Assassin’s Creed Odyssey Takes Story Liberties as a Prequel
Serving as a deep dive into Assassin’s Creed lore, Assassin’s Creed Origins acts as a prequel that truly explores the heart of the franchise. There, fans witness the birth of the Assassins Order. Series staples like the Leap of Faith and hidden blade receive intricate explanation. However, Assassin’s Creed Odyssey goes back even further, venturing to a time 400 years before Origins‘ setting. The Order does not yet exist; Assassin traditions aren’t available for players to experience. Yet, the same themes of chaos versus order are on display, just in a much different manner.
This is a boon for the team at Ubisoft Quebec, allowing them to take certain liberties never before permitted. Thus, player choice will bear significance. Additionally, the developers are free to subvert expectations with regards to story and gameplay. In an interview with GamingBolt, game director Scott Phillips explains how the AC formula has changed from Origins to Odyssey.
We’ve made improvements across the core that Origins built, as well as bringing in special abilities. There are around 30 new abilities on your controller. So, each player is going to have their own style, and controls and really be able to use their own play-style out of those abilities. Then you’ve got multiple different weapons and gear categories as well. The combat on the players side is very improved. Then on the NPC side we’ve had to make them stronger and more interesting and more varied enemies in order to challenge the player across those 50 levels of progression.
These update to the series’ core elements are evident in storytelling, too, says Phillips.

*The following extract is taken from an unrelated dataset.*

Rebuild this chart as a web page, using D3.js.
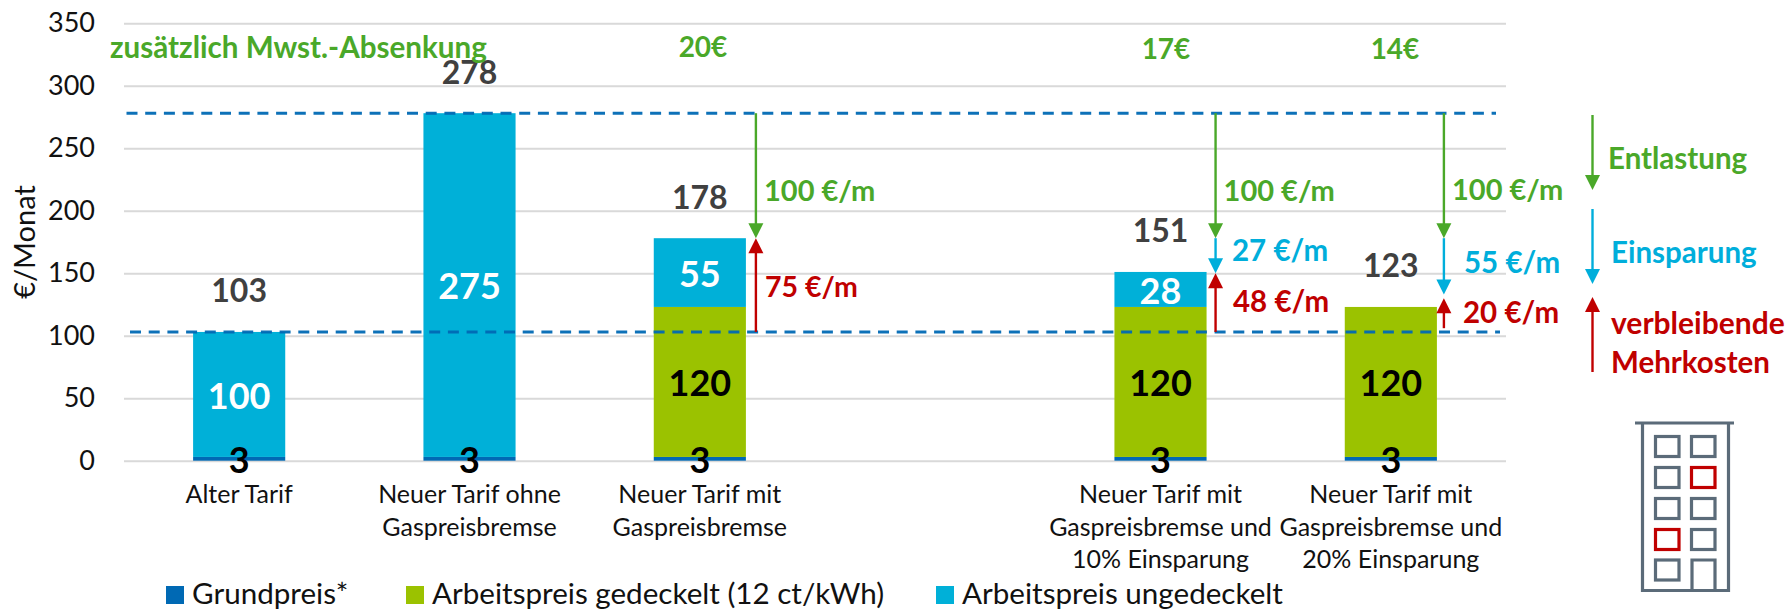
<!DOCTYPE html>
<html lang="de">
<head>
<meta charset="utf-8">
<title>Gaspreisbremse</title>
<script src="https://cdn.jsdelivr.net/npm/d3@7"></script>
<style>
  html, body { margin: 0; padding: 0; background: #fff; }
  svg { display: block; }
  text { font-family: Lato, sans-serif; }
</style>
</head>
<body>
<svg id="chart" width="1789" height="611"></svg>
<script>
// Kategorien (die leere Spalte ist die Lücke zwischen Balken 3 und 4)
const categories = ['alt', 'ohne', 'mit', 'leer', 'mit10', 'mit20'];
const categoryLines = [
    ['Alter Tarif'],
    ['Neuer Tarif ohne', 'Gaspreisbremse'],
    ['Neuer Tarif mit', 'Gaspreisbremse'],
    [],
    ['Neuer Tarif mit', 'Gaspreisbremse und', '10% Einsparung'],
    ['Neuer Tarif mit', 'Gaspreisbremse und', '20% Einsparung']
];
const seriesKeys = ['grundpreis', 'gedeckelt', 'ungedeckelt'];
const seriesNames = ['Grundpreis*', 'Arbeitspreis gedeckelt (12 ct/kWh)', 'Arbeitspreis ungedeckelt'];
const grundpreis = [3, 3, 3, 0, 3, 3];
const gedeckelt = [0, 0, 120, 0, 120, 120];
const ungedeckelt = [100, 275, 55, 0, 28, 0];
const yTicks = [0, 50, 100, 150, 200, 250, 300, 350];
const refLines = [278, 103];

// Pfeile: Kategorie, von, bis
const entlastung = [['mit', 278, 178], ['mit10', 278, 178], ['mit20', 278, 178]];
const einsparung = [['mit10', 178, 150], ['mit20', 178, 133]];
const mehrkosten = [['mit', 103, 178], ['mit10', 103, 150], ['mit20', 106, 130]];
const mwstLabels = ['zusätzlich Mwst.-Absenkung', '20€', '17€', '14€'];

const COLORS = { grundpreis: '#0069b4', gedeckelt: '#9bc200', ungedeckelt: '#00b0d8' };
const GREEN = '#4aa829', RED = '#c00000', CYAN = '#00aedb', DARK = '#404040', SLATE = '#5b6b79';

const svg = d3.select('#chart');
const margin = { left: 124, right: 283, top: 23.2, bottom: 150.3 };
const width = +svg.attr('width') - margin.left - margin.right;
const height = +svg.attr('height') - margin.top - margin.bottom;

const x = d3.scaleBand().domain(categories).range([0, width]).paddingInner(0.6).paddingOuter(0.3);
const y = d3.scaleLinear().domain([0, 350]).range([height, 0]);

const chart = svg.append('g').attr('transform', `translate(${margin.left},${margin.top})`);

// Achsen
const yAxis = chart.append('g')
    .call(d3.axisLeft(y).tickValues(yTicks).tickSize(-width).tickPadding(29));
yAxis.select('.domain').remove();
yAxis.selectAll('line').attr('stroke', '#d9d9d9').attr('stroke-width', 2);
yAxis.selectAll('text').attr('fill', '#111').style('font-size', '27px').style('font-family', 'Lato, sans-serif');

const xAxis = chart.append('g')
    .attr('transform', `translate(0,${height})`)
    .call(d3.axisBottom(x).tickSize(0).tickFormat(''));
xAxis.select('.domain').remove();
xAxis.selectAll('.tick text').each(function (d, i) {
    const t = d3.select(this).attr('y', 0).attr('dy', null).attr('fill', '#111')
        .style('font-size', '25px').style('font-family', 'Lato, sans-serif');
    categoryLines[i].forEach((line, j) => {
        t.append('tspan').attr('x', 0).attr('y', 42.4 + j * 32.5).text(line);
    });
});

svg.append('text')
    .attr('transform', 'translate(35,242) rotate(-90)')
    .attr('text-anchor', 'middle')
    .style('font-size', '29px')
    .attr('fill', '#111')
    .text('€/Monat');

// gestapelte Balken
const rows = categories.map((c, i) => ({
    cat: c, grundpreis: grundpreis[i], gedeckelt: gedeckelt[i], ungedeckelt: ungedeckelt[i]
}));
const stacked = d3.stack().keys(seriesKeys)(rows);

const layers = chart.selectAll('.layer').data(stacked).join('g').attr('class', 'layer')
    .attr('fill', d => COLORS[d.key]);
layers.selectAll('rect').data(d => d).join('rect')
    .attr('x', d => x(d.data.cat))
    .attr('width', x.bandwidth())
    .attr('y', d => y(d[1]))
    .attr('height', d => y(d[0]) - y(d[1]));

// gestrichelte Bezugslinien
const refStart = [2.5, 6], refEnd = [width - 10, width - 6];
chart.selectAll('.ref').data(refLines).join('line').attr('class', 'ref')
    .attr('x1', (d, i) => refStart[i]).attr('x2', (d, i) => refEnd[i])
    .attr('y1', d => y(d)).attr('y2', d => y(d))
    .attr('stroke', '#0069b4').attr('stroke-opacity', 0.95)
    .attr('stroke-width', 3).attr('stroke-dasharray', '11 7.7');

// Pfeile
function arrow(g, x0, y0, y1, color) {
    const dir = y1 > y0 ? 1 : -1;
    g.append('line').attr('x1', x0).attr('x2', x0).attr('y1', y0).attr('y2', y1 - dir * 10)
        .attr('stroke', color).attr('stroke-width', 2.4);
    g.append('path')
        .attr('d', d3.line()([[x0 - 7.5, y1 - dir * 15], [x0 + 7.5, y1 - dir * 15], [x0, y1]]))
        .attr('fill', color);
}
const arrowOffset = { mit: 10, mit10: 9, mit20: 7 };
const arrowX = c => x(c) + x.bandwidth() + arrowOffset[c];
const arrows = chart.append('g');
entlastung.forEach(d => arrow(arrows, arrowX(d[0]), y(d[1]), y(d[2]), GREEN));
einsparung.forEach(d => arrow(arrows, arrowX(d[0]), y(d[1]), y(d[2]), CYAN));
mehrkosten.forEach(d => arrow(arrows, arrowX(d[0]), y(d[1]), y(d[2]), RED));

// Werte in den Balken
const labelFill = { grundpreis: '#000', gedeckelt: '#000', ungedeckelt: '#fff' };
layers.each(function (layer) {
    chart.append('g').selectAll('text')
        .data(layer.filter(d => d[1] - d[0] > 0))
        .join('text')
        .attr('x', d => x(d.data.cat) + x.bandwidth() / 2)
        .attr('y', d => y((d[0] + d[1]) / 2))
        .attr('dy', '0.4em')
        .attr('text-anchor', 'middle')
        .attr('fill', labelFill[layer.key])
        .style('font-size', '36px')
        .style('font-weight', 700)
        .text(d => d[1] - d[0]);
});

// Summen über den Balken
chart.append('g').selectAll('text')
    .data(rows.filter(d => d.grundpreis > 0))
    .join('text')
    .attr('x', d => x(d.cat) + x.bandwidth() / 2)
    .attr('y', d => y(d.grundpreis + d.gedeckelt + d.ungedeckelt) - 29.5)
    .attr('text-anchor', 'middle')
    .attr('fill', DARK)
    .style('font-size', '32px')
    .style('font-weight', 700)
    .text(d => d.grundpreis + d.gedeckelt + d.ungedeckelt);

// Beschriftungen
function label(txt, px, py, color, size, anchor) {
    svg.append('text').attr('x', px).attr('y', py)
        .attr('text-anchor', anchor || 'start')
        .attr('fill', color)
        .style('font-size', size + 'px')
        .style('font-weight', 700)
        .text(txt);
}
label(mwstLabels[0], 110, 58, GREEN, 29.6);
label(mwstLabels[1], 703, 57, GREEN, 28, 'middle');
label(mwstLabels[2], 1166, 59, GREEN, 28, 'middle');
label(mwstLabels[3], 1395, 59, GREEN, 28, 'middle');
label('100 €/m', 764, 201, GREEN, 29);
label('100 €/m', 1223.6, 201, GREEN, 29);
label('100 €/m', 1452, 200, GREEN, 29);
label('27 €/m', 1232, 261, CYAN, 29.5);
label('55 €/m', 1464, 273, CYAN, 29.5);
label('75 €/m', 765, 297, RED, 28.5);
label('48 €/m', 1233, 312, RED, 29.5);
label('20 €/m', 1463, 323, RED, 29.5);
label('Entlastung', 1608, 169, GREEN, 29.5);
label('Einsparung', 1611, 262.5, CYAN, 29.5);
label('verbleibende', 1611, 334, RED, 30);
label('Mehrkosten', 1611, 373, RED, 29.5);

// Legende rechts
const keyArrows = svg.append('g');
arrow(keyArrows, 1592.5, 115, 190, GREEN);
arrow(keyArrows, 1592.5, 209, 284, CYAN);
arrow(keyArrows, 1592.5, 372, 297, RED);

// Legende unten
const legendX = [166, 406, 936];
const legend = svg.selectAll('.legend').data(seriesKeys).join('g').attr('class', 'legend')
    .attr('transform', (d, i) => `translate(${legendX[i]},586)`);
legend.append('rect').attr('width', 18).attr('height', 18).attr('fill', d => COLORS[d]);
legend.append('text').attr('x', 26).attr('y', 18).attr('fill', '#111')
    .style('font-size', '29.6px')
    .text((d, i) => seriesNames[i]);

// Haus-Symbol
const house = svg.append('g').attr('fill', 'none').attr('stroke', SLATE).attr('stroke-width', 3.2);
house.append('path').attr('d', 'M1635,423H1734M1642.5,423V590.5H1728.5V423');
const winCols = [1655.5, 1691.5], winRows = [436.5, 467.5, 498.5, 529.5, 560];
const redWindows = ['1,1', '3,0'];
winRows.forEach((wy, r) => winCols.forEach((wx, c) => {
    if (r === 4 && c === 1) return;
    house.append('rect').attr('x', wx).attr('y', wy).attr('width', 23.5).attr('height', 20)
        .attr('stroke', redWindows.includes(r + ',' + c) ? RED : SLATE);
}));
house.append('path').attr('d', 'M1692,590.5V560H1715V590.5');
</script>
</body>
</html>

Our biggest change is the revolution of storytelling. The way that we tell stories is now more interactive and more dynamic for the player. You have [dialogue options]. So you’re choosing constantly whether you want to role-play as a good guy or bad guy or someone in the middle. Do you want to lie, cheat, steal or kill? All this will act as feedback to the world. So your choices impact on the character, on the world, and ultimately on the story that you experience in Assassin’s Creed Odyssey.
In terms of Odyssey’s overall connection to the rest of the series, Ubisoft Quebec isn’t beholden to preset rules and guidelines. Therefore, player characters aren’t bound by a creed. This means the threat of desynchronization no longer governs acts of violence against civilians. Rather, the game world itself reacts to such behavior. Phillips elaborates,
We are not directly connected in terms of the story of Origins. We are 400 years before Assassin’s Creed Origins. So the brotherhood hasn’t been created, which allows us to focus the story on choice. You’re not driven by the Assassin’s Creed, it’s your own internal creed that you created. And the world feeds that back to you if you’re killing people, or lying, or stealing. The world is going to send mercenaries against you so you’ll feel that those choices have an impact. And then your choices within the story as well will have a big impact.
Do we have a present day? Yes, we do have a present day, and we’re continuing that sort of philosophical “order versus chaos,” structure that’s always been there in Assassin’s Creed. And there’s a lot of other stuff for fans. I think people that dig into the game and love Assassin’s Creed, will love Odyssey.
Fans can determine how well Odyssey fits into the franchise when it hits PC, PS4, and Xbox One on October 5.